Later…We have now had an excellent meal in a warm atmosphere – an aperitivo of Parmesan cheese, salami and some pressed meat with bread & red wine, home-made ravioli with pesto, hot meat-loaf with sauce & a salad of delicious tomatoes & wonderful sweet little fresh white onions which one can just munch away on! I was the chief translator for the Irish and German walkers so it was for me to ask for more red wine to accompany this good meal but no problem at all… Everyone was happy to fall into bed.
If it is pouring, as predicted tomorrow “brutto tempo”, Fausto had said that he will drive those who desire it over the pass to Pontremoli in Tuscany…but the sun always shines in Tuscany, doesn’t it?
Highlights of the day and things I have seen, learnt,
-vistas, vistas and more beautiful vistas!
– yes, it’s going to be a good year for cherries again, now just many little green fruit on the trees
– surprise of the day was an extraordinary fig tree beside the road (I love figs!) which in mid-May at 850m already had at least a hundred, if not more, tiny fruit on the branches!
-the beautiful simple Duomo of Bercetto with its Stations of the Cross and the perfect Murano chalice. I lit a candle there thinking of all friends and family.

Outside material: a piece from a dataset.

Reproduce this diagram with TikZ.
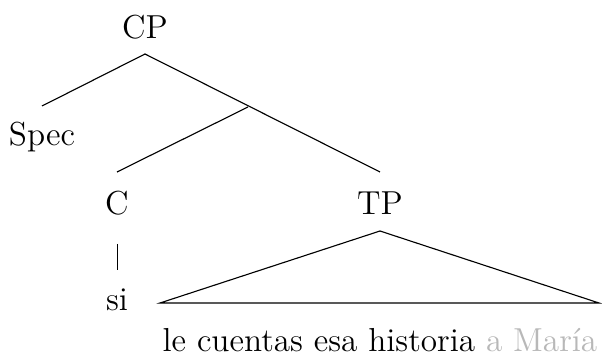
\documentclass[tikz,border=0pt]{standalone}
\usepackage{xcolor}
\definecolor{fadedgray}{gray}{0.72}
\begin{document}
\begin{tikzpicture}[x=0.4pt,y=-0.4pt,
  lbl/.style={inner sep=0pt,font=\fontsize{13.3}{16}\selectfont},
  branch/.style={line width=0.45pt}]
\useasboundingbox (0,0) rectangle (602,359);
\node[lbl] (cp) at (145,27) {CP};
\coordinate (cpb) at (145,54);
\coordinate (specT) at (42,106);
\node[lbl] (spec) at (42,137) {Spec};
\coordinate (cbar) at (248,107);
\coordinate (cT) at (117,172);
\coordinate (tpT) at (380,172);
\node[lbl] (c) at (117,203) {C};
\node[lbl] (tp) at (380,203) {TP};
\coordinate (cB) at (117.5,244);
\coordinate (siT) at (117.5,270);
\node[lbl] (si) at (117,300) {si};
\coordinate (triA) at (380,231);
\coordinate (triL) at (160,303);
\coordinate (triR) at (599,303);
\node[lbl] (yield) at (380,340) {le cuentas esa historia \textcolor{fadedgray}{a María}};
\draw[branch] (specT) -- (cpb) -- (tpT);
\draw[branch] (cbar) -- (cT);
\draw[branch] (cB) -- (siT);
\draw[branch] (triA) -- (triL) -- (triR) -- cycle;
\end{tikzpicture}
\end{document}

-the warm welcome of Catarina and Fausto in such cold conditions
** from Wikipedia:
Marie Louise (Maria Ludovica Leopoldina Franziska Therese Josepha Lucia; 12 December 1791 – 17 December 1847) was an Austrian archduchess who reigned as Duchess of Parma from 1814 until her death. She was Napoleon’s second wife and, as such, Empress of the French from 1810 to 1814.
As the eldest child of the Habsburg Emperor Francis II of Austria and his second wife, Maria Theresa of Naples and Sicily, Marie Louise grew up during a period of continuous conflict between Austria and revolutionary France. A series of military defeats at the hands of Napoleon Bonaparte had inflicted a heavy human toll on Austria and led Francis to dissolve the Holy Roman Empire.
The end of the War of the Fifth Coalition resulted in the marriage of Napoleon and Marie Louise in 1810, which ushered in a brief period of peace and friendship between Austria and the French Empire. Marie Louise dutifully agreed to the marriage despite being raised to despise France. She was an obedient wife and was adored by Napoleon, who had been eager to marry a member of one of Europe’s leading royal houses to cement his relatively young Empire. With Napoleon, she bore a son, styled the King of Rome at birth, later Duke of Reichstadt, who briefly succeeded him as Napoleon II.
Napoleon’s fortunes began to change dramatically in 1812 after his failed invasion of Russia. The European powers, including Austria, resumed hostilities towards France in the War of the Sixth Coalition, which ended with the abdication of Napoleon and his exile to Elba. The 1814 Treaty of Fontainebleau handed over the Duchies of Parma, Piacenza and Guastalla to Empress Marie Louise. She ruled the duchies until her death.